> AIM OF THE TASK:
What is to be printed is the span of lines starting at the one containing "Rebuild this chart" and ending at the one containing "freq = np.arange(300, 1205, 5)", reproduced exactly with pictures left out.
------
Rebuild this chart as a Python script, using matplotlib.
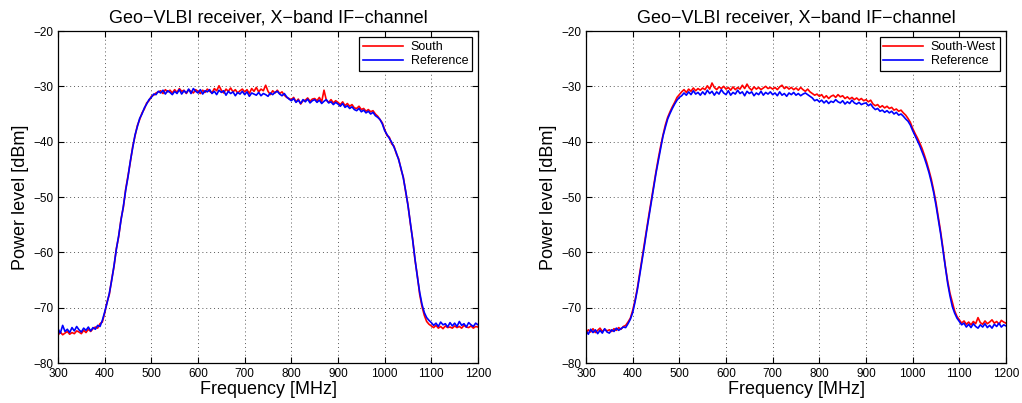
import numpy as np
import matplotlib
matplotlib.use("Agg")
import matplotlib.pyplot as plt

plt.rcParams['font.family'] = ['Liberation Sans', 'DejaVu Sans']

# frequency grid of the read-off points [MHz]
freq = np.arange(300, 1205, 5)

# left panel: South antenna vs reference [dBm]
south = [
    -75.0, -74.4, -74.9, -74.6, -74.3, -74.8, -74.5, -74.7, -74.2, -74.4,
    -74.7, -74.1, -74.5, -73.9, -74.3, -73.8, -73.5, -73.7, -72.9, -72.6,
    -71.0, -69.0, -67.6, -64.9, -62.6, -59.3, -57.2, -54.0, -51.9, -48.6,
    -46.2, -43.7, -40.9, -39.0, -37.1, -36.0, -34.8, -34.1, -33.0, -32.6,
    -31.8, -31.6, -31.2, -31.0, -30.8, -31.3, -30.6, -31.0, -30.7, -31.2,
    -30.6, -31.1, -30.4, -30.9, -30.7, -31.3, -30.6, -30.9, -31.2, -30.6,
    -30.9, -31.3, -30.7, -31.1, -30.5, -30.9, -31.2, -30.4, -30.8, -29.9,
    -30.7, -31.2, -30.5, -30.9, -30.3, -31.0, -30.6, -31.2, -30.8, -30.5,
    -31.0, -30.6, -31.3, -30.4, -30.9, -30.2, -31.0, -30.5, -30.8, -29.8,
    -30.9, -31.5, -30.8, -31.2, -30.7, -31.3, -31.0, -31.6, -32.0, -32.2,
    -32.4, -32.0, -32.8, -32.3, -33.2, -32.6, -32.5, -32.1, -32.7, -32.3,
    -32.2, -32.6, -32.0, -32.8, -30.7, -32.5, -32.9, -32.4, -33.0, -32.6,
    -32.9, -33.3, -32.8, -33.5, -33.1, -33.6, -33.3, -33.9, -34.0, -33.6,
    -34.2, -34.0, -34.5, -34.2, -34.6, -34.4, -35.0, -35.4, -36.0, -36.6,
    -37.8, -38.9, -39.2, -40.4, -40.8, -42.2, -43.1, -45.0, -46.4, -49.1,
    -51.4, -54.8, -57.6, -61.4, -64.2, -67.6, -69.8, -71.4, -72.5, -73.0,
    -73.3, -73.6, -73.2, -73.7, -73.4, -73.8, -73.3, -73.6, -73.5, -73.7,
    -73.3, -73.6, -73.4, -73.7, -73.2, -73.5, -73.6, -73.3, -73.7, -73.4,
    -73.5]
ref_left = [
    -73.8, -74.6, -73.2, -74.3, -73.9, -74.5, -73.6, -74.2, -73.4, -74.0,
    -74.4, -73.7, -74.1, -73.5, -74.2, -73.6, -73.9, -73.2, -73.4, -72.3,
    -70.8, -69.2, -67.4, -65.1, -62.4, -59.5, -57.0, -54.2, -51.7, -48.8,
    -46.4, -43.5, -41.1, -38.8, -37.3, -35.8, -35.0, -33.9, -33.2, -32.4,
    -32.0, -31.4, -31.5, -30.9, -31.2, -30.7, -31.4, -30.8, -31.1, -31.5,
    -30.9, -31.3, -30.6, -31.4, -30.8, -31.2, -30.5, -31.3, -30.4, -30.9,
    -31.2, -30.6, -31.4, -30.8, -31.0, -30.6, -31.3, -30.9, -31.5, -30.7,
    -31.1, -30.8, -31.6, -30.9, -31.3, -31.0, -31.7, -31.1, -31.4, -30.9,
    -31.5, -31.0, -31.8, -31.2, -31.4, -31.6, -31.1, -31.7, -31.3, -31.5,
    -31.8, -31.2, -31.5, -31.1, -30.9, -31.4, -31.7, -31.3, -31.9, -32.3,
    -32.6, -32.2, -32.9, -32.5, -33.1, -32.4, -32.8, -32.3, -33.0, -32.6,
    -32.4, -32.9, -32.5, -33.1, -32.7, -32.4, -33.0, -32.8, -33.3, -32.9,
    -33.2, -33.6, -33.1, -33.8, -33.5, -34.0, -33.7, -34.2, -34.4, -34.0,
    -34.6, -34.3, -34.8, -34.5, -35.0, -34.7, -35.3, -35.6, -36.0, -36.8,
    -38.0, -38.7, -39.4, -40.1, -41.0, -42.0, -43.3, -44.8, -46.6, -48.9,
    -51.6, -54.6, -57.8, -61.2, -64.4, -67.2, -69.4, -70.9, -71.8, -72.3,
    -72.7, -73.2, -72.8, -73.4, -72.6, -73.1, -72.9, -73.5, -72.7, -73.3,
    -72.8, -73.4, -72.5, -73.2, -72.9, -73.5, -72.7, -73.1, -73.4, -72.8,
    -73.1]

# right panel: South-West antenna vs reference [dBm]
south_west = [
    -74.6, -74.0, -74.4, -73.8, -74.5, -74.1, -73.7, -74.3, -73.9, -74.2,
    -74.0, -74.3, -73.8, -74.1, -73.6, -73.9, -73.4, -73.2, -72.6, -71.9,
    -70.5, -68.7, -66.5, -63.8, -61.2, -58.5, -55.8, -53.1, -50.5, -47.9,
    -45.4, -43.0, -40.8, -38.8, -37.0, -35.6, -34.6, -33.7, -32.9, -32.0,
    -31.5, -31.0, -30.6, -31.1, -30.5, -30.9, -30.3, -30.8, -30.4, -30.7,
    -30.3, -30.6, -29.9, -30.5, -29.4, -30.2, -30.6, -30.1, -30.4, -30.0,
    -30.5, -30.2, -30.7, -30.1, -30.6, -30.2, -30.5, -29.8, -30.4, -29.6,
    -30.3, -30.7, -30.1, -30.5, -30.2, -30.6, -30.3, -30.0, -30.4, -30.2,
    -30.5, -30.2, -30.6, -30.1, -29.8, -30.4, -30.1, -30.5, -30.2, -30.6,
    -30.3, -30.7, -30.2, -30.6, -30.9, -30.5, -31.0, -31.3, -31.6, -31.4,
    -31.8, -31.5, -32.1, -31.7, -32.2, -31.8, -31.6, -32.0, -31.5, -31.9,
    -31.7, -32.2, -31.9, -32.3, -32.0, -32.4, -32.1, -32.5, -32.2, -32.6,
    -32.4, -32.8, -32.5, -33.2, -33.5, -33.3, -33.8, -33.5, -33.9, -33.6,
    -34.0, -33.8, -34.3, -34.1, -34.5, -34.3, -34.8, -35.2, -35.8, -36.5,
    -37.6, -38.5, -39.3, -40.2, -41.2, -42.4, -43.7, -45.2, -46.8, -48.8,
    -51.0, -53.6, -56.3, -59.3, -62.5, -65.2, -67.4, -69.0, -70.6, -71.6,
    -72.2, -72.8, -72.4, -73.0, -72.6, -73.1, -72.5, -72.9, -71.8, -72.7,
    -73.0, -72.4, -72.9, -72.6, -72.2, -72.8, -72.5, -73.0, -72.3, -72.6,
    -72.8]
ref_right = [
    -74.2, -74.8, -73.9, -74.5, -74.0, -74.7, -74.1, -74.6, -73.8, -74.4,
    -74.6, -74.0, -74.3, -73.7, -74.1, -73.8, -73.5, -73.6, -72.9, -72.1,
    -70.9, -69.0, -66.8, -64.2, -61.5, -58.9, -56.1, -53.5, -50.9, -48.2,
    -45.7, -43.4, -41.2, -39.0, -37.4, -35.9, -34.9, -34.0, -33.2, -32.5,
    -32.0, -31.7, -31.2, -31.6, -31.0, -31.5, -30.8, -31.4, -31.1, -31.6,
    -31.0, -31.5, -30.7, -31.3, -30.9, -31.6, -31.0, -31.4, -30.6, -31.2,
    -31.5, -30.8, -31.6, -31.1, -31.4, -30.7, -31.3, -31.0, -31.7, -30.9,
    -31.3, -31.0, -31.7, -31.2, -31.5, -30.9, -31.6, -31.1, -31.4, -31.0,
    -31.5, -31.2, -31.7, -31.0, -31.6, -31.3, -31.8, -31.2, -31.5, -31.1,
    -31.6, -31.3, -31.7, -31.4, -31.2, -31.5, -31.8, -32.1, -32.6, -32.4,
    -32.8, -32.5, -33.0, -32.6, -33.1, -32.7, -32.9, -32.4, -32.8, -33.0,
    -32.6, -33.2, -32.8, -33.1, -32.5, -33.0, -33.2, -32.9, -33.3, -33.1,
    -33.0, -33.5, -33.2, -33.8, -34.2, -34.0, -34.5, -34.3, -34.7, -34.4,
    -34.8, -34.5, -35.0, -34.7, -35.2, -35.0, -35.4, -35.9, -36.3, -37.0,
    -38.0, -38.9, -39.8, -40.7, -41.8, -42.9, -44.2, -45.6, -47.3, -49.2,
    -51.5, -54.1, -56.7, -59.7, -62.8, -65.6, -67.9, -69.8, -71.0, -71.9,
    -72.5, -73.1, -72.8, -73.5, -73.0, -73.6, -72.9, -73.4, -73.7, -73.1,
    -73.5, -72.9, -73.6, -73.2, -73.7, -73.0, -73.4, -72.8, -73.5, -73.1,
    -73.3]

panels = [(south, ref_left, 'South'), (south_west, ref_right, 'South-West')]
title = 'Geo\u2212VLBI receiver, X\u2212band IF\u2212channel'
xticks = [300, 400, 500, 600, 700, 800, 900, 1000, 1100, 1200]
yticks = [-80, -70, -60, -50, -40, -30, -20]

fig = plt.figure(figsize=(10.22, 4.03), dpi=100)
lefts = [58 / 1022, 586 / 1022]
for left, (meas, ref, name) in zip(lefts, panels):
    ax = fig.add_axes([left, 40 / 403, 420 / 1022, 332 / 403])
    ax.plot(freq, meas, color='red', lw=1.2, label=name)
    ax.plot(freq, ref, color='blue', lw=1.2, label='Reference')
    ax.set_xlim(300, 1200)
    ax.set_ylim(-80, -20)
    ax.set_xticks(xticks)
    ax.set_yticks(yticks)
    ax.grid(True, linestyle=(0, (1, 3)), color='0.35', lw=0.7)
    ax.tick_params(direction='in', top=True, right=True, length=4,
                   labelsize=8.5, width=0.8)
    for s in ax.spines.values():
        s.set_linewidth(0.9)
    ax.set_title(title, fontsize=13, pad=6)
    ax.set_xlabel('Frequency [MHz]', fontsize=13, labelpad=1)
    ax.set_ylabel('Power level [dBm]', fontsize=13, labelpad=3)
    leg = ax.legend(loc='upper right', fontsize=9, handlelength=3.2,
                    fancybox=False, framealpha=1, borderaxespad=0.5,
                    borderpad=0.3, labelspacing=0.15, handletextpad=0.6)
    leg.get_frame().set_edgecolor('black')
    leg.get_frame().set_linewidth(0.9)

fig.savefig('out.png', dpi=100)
------
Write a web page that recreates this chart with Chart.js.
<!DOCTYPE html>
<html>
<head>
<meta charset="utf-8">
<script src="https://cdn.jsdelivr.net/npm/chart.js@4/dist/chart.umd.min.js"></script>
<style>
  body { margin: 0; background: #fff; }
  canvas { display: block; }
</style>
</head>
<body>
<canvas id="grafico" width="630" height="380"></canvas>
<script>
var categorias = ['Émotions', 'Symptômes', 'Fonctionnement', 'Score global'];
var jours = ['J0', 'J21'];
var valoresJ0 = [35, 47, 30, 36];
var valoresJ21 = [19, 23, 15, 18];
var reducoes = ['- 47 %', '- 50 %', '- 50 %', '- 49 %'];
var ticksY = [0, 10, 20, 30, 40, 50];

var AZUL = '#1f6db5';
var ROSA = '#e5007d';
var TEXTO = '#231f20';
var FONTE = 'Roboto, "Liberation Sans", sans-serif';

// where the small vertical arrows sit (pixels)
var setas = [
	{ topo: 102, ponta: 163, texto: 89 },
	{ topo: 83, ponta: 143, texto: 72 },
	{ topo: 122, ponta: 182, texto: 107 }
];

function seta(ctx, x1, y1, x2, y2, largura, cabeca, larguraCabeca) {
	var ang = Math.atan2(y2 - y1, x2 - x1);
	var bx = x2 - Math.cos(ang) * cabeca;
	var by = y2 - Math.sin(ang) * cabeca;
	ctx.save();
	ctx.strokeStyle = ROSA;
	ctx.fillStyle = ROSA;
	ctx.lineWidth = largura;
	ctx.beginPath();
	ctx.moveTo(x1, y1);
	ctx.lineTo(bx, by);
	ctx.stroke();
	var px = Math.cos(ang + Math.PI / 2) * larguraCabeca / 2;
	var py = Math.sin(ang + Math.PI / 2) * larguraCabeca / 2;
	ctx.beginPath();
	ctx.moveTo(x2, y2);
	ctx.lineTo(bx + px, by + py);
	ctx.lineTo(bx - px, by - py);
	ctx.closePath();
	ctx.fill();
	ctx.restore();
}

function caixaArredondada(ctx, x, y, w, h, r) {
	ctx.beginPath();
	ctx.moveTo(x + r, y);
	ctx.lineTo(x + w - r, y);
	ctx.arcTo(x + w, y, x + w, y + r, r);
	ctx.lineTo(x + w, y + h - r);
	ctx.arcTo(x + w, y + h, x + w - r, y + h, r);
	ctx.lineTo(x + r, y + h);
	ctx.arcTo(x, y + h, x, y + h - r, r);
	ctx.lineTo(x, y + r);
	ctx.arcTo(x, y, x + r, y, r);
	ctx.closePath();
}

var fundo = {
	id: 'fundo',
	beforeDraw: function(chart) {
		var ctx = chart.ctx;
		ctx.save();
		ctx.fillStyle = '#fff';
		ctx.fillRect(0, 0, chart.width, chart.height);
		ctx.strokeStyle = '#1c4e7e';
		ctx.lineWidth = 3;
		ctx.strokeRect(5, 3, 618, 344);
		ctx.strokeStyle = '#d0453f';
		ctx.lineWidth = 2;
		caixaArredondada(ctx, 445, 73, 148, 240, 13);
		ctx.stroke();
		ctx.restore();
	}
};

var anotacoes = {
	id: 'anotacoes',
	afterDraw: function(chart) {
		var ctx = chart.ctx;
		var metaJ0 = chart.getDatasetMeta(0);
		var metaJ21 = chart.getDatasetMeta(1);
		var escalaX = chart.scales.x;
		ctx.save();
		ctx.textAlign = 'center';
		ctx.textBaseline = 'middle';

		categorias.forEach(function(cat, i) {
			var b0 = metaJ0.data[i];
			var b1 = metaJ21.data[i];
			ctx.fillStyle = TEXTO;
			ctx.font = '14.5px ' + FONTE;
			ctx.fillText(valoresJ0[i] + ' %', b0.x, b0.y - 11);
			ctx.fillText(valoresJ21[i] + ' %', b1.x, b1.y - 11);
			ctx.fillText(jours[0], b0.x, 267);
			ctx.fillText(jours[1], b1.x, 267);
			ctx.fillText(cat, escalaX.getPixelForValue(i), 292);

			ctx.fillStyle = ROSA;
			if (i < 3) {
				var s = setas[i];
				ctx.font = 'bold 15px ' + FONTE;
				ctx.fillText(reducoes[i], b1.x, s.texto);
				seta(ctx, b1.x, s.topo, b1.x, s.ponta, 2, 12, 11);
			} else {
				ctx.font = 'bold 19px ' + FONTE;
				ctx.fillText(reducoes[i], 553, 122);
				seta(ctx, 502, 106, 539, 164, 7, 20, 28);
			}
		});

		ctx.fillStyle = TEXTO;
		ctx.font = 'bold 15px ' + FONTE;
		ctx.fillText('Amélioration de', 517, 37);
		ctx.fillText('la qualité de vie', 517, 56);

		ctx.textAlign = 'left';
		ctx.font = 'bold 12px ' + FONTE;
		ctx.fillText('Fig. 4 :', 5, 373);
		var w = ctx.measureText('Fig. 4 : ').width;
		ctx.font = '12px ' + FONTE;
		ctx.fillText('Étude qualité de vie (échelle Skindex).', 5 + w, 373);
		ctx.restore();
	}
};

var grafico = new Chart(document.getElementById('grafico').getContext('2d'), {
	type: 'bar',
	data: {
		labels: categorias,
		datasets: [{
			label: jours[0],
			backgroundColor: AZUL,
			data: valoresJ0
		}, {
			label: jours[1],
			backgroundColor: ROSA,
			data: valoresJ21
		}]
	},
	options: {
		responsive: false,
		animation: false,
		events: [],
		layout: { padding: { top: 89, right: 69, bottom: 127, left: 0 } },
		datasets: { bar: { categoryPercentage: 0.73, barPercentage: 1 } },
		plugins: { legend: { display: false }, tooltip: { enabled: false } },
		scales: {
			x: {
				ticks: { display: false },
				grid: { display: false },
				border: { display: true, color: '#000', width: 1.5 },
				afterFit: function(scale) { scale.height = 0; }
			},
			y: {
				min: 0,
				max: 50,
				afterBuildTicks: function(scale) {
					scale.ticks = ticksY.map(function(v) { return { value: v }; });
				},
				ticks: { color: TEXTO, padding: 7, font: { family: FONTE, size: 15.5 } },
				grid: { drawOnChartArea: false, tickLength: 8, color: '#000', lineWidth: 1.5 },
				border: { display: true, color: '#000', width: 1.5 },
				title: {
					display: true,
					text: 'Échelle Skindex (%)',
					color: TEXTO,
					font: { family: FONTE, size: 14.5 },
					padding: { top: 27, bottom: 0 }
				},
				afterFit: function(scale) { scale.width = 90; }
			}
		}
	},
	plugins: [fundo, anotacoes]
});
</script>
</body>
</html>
------
> ANSWER IN FULL:
Rebuild this chart as a Python script, using matplotlib.
import numpy as np
import matplotlib
matplotlib.use("Agg")
import matplotlib.pyplot as plt

plt.rcParams['font.family'] = ['Liberation Sans', 'DejaVu Sans']

# frequency grid of the read-off points [MHz]
freq = np.arange(300, 1205, 5)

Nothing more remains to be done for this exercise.